S.B. 295: COMMITTEE SUMMARY LICENSURE: BOXING JUDGES
Senate Bill 295
Sponsor: Senator Joel D. Gougeon
Committee: Economic Development, International Trade and Regulatory Affairs Date Completed: 9-27-95
The bill would amend Article 8 of the Occupational Code, which regulates boxing, sparring, and wrestling, to delete wrestling and sparring from the article’s provisions; delete the November 1, 1995, sunset on the exemption of certain boxing elimination contests from the article’s regulations; specify that “boxing club” would mean an organization affiliated with USA Boxing, rather than the Amateur Athletic Union of the United States; and specify criteria for licensure as a boxer or as a judge or referee of boxing matches.
Specifically, the bill would require an applicant for licensure as a judge, referee, or boxer to pass a physical examination as established by rules of the Athletic Board of Control, and present evidence of passage to the Board. Further, an applicant for licensure as a judge or referee could be required to pass satisfactorily an examination given by the Board that tested the person’s knowledge and skill, as determined appropriate by the Board. The Board would be required to develop or adopt examinations and promulgate rules as required by these provisions.
The bill also specifies that in addition to the article’s current licensure requirements and the bill’s examination requirements, an applicant for license as a professional referee would have to referee unofficially a minimum of 300 rounds of amateur competitive or noncompetitive boxing in a facility that conducted an active boxing program. (Currently, the article requires an applicant for licensure as a promoter, referee, or judge to be of good moral character. License applications have to be in writing and verified by the applicant and have to state the facts requested by the Department of Commerce.) After a person had successfully completed the examination and refereeing requirements of the bill, the Board could issue the applicant a limited license as a referee. Before the person could be issued a full license as a referee, however, he or she would have to officiate at least 12 4-round preliminary contests, at least six 6-round preliminary contests, and at least four 8-round preliminary contests. After the applicant completed officiating the mandatory number of rounds, the Board would have to review and evaluate the applicant’s work.
In addition to the article’s current licensure requirements and the bill’s examination requirements, an applicant for license as a professional judge would have to score, unofficially, at least 200 rounds of professional boxing. To fulfill this requirement, the applicant could only unofficially judge contests that were approved by the Board for that purpose. An applicant could not receive compensation for judging these contests. Scorecards would have to be transmitted to the board for review and evaluation. The Board would have to complete a standardized evaluation sheet for each contest judged by a licensee. The evaluation sheets periodically would have to be reviewed and evaluated by the Board.

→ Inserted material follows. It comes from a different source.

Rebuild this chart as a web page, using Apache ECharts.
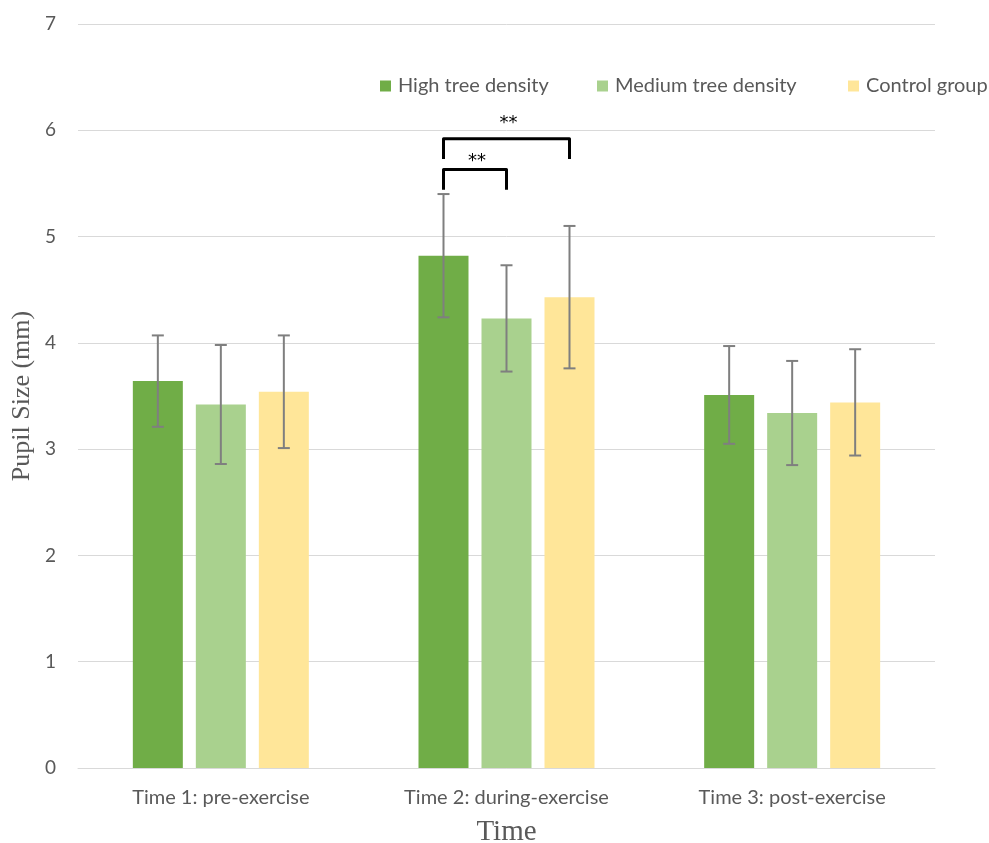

The Board, through the promulgation of a rule, would have to develop or adopt continuing education programs for persons licensed under Article 8.
The Department of Commerce would have to issue a license without an examination to a person who was licensed under the article on the effective date of the bill, upon application on a form provided by the Board and payment of the appropriate fee.
MCL 339.806 et al. Legislative Analyst: L. Burghardt
The provisions in the bill for prelicensure examinations would cost the Department of Commerce between $50,000 and $75,000 to administer. The Department would be required to review and approve continuing education programs. The cost of this review cannot be determined at this time since the number, scope, and detail of these programs are not defined.
Fiscal Analyst: K. Lindquist
S9596\S295SA
This analysis was prepared by nonpartisan Senate staff for use by the Senate in its deliberations and does not constitute an official statement of legislative intent.